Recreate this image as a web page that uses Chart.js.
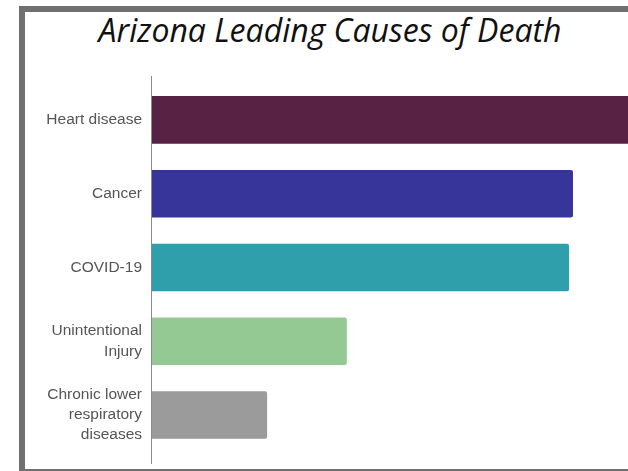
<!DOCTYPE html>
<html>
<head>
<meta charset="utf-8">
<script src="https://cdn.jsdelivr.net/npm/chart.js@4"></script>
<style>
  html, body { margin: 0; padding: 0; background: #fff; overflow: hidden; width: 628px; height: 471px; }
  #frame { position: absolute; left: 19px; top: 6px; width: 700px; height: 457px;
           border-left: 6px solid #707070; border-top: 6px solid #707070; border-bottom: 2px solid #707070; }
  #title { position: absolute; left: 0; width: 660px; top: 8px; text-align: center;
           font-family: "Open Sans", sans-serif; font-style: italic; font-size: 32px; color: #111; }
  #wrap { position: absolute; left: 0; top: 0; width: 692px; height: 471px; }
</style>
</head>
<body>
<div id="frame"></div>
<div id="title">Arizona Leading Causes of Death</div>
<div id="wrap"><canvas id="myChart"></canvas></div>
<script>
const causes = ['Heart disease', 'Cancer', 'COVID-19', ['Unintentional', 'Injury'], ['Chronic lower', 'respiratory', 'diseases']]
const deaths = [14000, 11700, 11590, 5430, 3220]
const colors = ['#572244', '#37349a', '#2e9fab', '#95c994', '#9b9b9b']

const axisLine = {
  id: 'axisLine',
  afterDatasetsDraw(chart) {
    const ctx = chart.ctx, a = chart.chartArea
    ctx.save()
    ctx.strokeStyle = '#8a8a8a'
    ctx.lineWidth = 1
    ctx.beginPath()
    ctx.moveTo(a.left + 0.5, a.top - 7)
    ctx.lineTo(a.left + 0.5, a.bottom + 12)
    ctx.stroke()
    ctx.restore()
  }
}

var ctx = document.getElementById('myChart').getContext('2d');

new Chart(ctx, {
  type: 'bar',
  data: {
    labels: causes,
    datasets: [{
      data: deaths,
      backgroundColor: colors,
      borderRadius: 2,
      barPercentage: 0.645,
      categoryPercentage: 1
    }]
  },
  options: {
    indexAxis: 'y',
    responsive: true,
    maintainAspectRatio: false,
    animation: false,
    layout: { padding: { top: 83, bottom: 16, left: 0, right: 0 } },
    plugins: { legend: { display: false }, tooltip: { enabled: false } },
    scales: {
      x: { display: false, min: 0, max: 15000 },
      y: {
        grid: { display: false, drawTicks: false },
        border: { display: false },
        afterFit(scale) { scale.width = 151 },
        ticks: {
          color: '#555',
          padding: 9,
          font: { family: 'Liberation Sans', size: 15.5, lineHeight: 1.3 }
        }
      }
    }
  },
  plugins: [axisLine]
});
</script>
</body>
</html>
··········
Omitting all images, print the listing exactly.

Recreate this image as a web page that uses Chart.js.
<!DOCTYPE html>
<html>
<head>
<meta charset="utf-8">
<script src="https://cdn.jsdelivr.net/npm/chart.js@4"></script>
<style>
  html, body { margin: 0; padding: 0; background: #fff; overflow: hidden; width: 628px; height: 471px; }
  #frame { position: absolute; left: 19px; top: 6px; width: 700px; height: 457px;
           border-left: 6px solid #707070; border-top: 6px solid #707070; border-bottom: 2px solid #707070; }
  #title { position: absolute; left: 0; width: 660px; top: 8px; text-align: center;
           font-family: "Open Sans", sans-serif; font-style: italic; font-size: 32px; color: #111; }
  #wrap { position: absolute; left: 0; top: 0; width: 692px; height: 471px; }
</style>
</head>
<body>
<div id="frame"></div>
<div id="title">Arizona Leading Causes of Death</div>
<div id="wrap"><canvas id="myChart"></canvas></div>
<script>
const causes = ['Heart disease', 'Cancer', 'COVID-19', ['Unintentional', 'Injury'], ['Chronic lower', 'respiratory', 'diseases']]
const deaths = [14000, 11700, 11590, 5430, 3220]
const colors = ['#572244', '#37349a', '#2e9fab', '#95c994', '#9b9b9b']

const axisLine = {
  id: 'axisLine',
  afterDatasetsDraw(chart) {
    const ctx = chart.ctx, a = chart.chartArea
    ctx.save()
    ctx.strokeStyle = '#8a8a8a'
    ctx.lineWidth = 1
    ctx.beginPath()
    ctx.moveTo(a.left + 0.5, a.top - 7)
    ctx.lineTo(a.left + 0.5, a.bottom + 12)
    ctx.stroke()
    ctx.restore()
  }
}

var ctx = document.getElementById('myChart').getContext('2d');

new Chart(ctx, {
  type: 'bar',
  data: {
    labels: causes,
    datasets: [{
      data: deaths,
      backgroundColor: colors,
      borderRadius: 2,
      barPercentage: 0.645,
      categoryPercentage: 1
    }]
  },
  options: {
    indexAxis: 'y',
    responsive: true,
    maintainAspectRatio: false,
    animation: false,
    layout: { padding: { top: 83, bottom: 16, left: 0, right: 0 } },
    plugins: { legend: { display: false }, tooltip: { enabled: false } },
    scales: {
      x: { display: false, min: 0, max: 15000 },
      y: {
        grid: { display: false, drawTicks: false },
        border: { display: false },
        afterFit(scale) { scale.width = 151 },
        ticks: {
          color: '#555',
          padding: 9,
          font: { family: 'Liberation Sans', size: 15.5, lineHeight: 1.3 }
        }
      }
    }
  },
  plugins: [axisLine]
});
</script>
</body>
</html>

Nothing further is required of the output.